▸ Requirements
Quote word for word the lines below, beginning with the first and ending with the one that has "from matplotlib.lines import Line2D". Drop the pictures.

+-------+

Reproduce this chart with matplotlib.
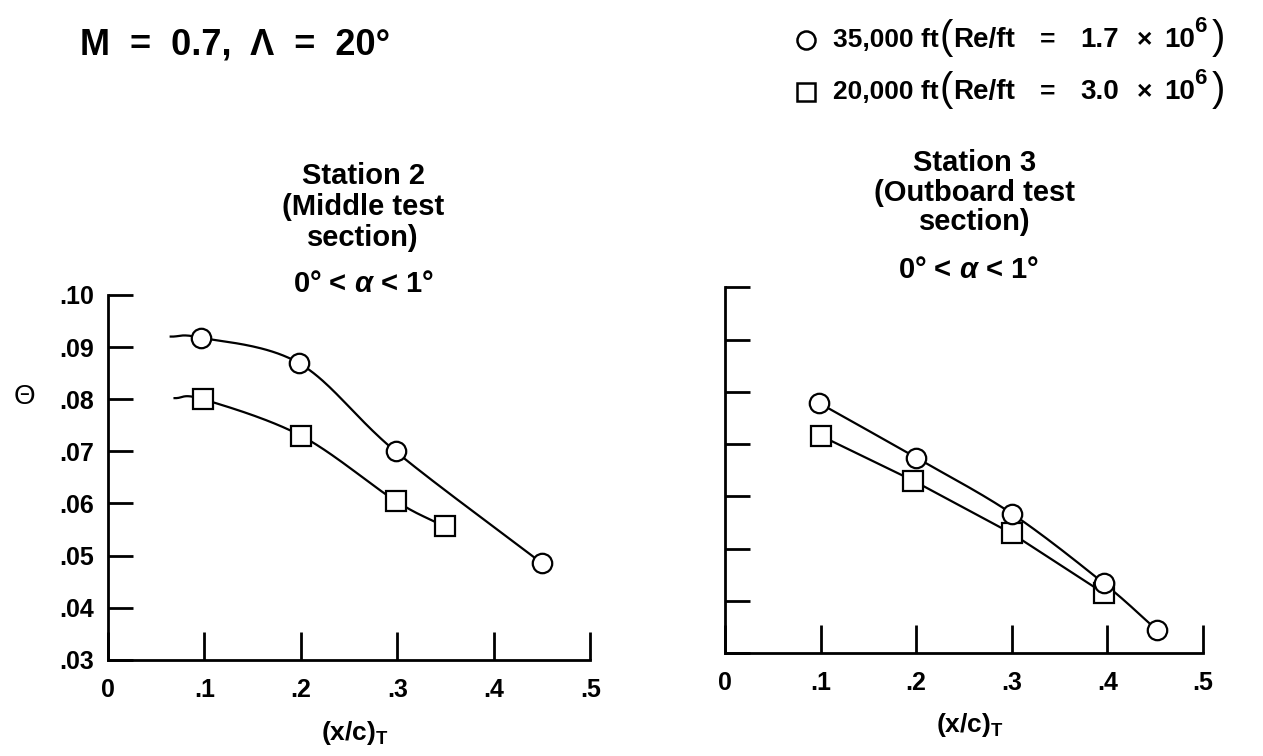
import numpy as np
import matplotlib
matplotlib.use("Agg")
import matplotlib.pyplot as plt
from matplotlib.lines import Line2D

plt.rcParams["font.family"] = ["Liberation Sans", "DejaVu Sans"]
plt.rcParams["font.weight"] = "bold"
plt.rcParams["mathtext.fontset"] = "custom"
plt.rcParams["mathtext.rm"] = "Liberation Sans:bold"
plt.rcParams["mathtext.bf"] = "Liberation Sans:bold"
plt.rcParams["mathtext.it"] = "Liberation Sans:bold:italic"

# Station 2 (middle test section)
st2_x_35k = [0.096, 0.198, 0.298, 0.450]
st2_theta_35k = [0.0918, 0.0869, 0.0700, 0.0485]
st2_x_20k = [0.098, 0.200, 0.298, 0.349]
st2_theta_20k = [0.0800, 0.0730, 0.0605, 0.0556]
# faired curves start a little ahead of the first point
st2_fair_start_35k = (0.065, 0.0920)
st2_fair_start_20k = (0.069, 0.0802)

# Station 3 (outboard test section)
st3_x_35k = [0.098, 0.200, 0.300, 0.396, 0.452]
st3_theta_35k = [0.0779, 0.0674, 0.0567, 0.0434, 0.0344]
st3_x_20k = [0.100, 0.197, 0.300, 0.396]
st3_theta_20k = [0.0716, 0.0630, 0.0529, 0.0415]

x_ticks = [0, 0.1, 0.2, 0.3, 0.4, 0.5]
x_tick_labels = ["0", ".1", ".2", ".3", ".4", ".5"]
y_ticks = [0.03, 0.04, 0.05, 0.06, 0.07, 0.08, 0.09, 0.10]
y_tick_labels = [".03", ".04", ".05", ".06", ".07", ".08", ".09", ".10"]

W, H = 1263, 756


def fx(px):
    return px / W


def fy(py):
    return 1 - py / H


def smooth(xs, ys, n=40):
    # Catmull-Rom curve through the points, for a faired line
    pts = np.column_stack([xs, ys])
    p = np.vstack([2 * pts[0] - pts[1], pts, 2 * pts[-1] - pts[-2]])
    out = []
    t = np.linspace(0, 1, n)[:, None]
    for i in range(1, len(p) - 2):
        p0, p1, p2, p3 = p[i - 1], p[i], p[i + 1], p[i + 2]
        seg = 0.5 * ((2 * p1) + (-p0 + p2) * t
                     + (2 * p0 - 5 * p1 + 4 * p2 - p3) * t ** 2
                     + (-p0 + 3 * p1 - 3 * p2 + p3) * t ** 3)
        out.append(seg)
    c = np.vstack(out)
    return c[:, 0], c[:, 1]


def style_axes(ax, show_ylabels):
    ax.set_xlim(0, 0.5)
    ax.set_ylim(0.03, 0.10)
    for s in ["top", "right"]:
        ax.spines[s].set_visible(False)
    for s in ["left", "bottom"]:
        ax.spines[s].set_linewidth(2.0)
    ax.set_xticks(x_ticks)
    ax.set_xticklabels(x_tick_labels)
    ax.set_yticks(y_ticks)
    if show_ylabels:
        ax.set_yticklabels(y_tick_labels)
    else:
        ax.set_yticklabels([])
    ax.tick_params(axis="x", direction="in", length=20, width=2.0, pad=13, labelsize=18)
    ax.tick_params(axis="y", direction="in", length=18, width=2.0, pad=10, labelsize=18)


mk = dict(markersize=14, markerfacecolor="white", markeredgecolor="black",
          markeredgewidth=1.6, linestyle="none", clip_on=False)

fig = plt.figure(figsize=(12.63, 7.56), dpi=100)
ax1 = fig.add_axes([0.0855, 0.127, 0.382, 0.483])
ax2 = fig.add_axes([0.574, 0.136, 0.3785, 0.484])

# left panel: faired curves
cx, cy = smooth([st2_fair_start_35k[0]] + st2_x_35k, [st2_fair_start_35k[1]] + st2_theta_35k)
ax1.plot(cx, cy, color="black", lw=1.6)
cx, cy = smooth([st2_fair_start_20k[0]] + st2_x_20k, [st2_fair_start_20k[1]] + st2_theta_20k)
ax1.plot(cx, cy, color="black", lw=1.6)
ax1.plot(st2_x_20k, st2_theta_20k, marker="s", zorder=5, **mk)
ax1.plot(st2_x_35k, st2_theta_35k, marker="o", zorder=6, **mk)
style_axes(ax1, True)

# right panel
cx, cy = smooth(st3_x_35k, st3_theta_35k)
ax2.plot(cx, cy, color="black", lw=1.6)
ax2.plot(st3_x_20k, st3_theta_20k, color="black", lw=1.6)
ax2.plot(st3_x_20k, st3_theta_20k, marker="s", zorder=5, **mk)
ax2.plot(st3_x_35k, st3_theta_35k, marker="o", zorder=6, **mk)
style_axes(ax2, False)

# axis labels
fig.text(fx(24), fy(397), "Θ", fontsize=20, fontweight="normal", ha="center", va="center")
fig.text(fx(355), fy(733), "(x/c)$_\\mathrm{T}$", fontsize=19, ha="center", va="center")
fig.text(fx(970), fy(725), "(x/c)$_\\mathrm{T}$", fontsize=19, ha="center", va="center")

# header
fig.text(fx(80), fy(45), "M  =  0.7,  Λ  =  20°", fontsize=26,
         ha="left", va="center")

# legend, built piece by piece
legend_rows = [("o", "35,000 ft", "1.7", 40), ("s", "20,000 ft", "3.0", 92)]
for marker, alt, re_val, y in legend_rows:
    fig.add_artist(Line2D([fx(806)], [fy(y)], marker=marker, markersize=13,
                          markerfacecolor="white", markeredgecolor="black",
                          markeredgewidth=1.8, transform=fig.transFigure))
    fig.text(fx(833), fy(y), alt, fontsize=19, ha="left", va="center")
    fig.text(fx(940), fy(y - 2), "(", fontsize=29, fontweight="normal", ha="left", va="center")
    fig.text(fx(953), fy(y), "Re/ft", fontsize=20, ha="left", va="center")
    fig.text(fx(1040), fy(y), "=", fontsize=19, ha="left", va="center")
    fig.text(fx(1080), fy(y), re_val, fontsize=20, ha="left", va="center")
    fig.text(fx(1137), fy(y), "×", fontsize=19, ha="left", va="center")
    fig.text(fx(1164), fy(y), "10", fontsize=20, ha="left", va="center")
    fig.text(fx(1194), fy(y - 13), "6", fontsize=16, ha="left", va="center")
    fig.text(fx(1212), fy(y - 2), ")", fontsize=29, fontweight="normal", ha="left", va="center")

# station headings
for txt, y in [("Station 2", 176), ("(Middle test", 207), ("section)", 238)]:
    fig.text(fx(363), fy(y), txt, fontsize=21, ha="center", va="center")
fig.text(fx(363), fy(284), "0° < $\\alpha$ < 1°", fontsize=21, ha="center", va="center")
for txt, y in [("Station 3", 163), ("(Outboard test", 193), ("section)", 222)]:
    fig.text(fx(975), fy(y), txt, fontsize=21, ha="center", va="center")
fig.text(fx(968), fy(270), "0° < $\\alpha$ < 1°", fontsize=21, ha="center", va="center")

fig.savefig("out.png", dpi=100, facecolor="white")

+-------+

▸ Answer in full
Reproduce this chart with matplotlib.
import numpy as np
import matplotlib
matplotlib.use("Agg")
import matplotlib.pyplot as plt
from matplotlib.lines import Line2D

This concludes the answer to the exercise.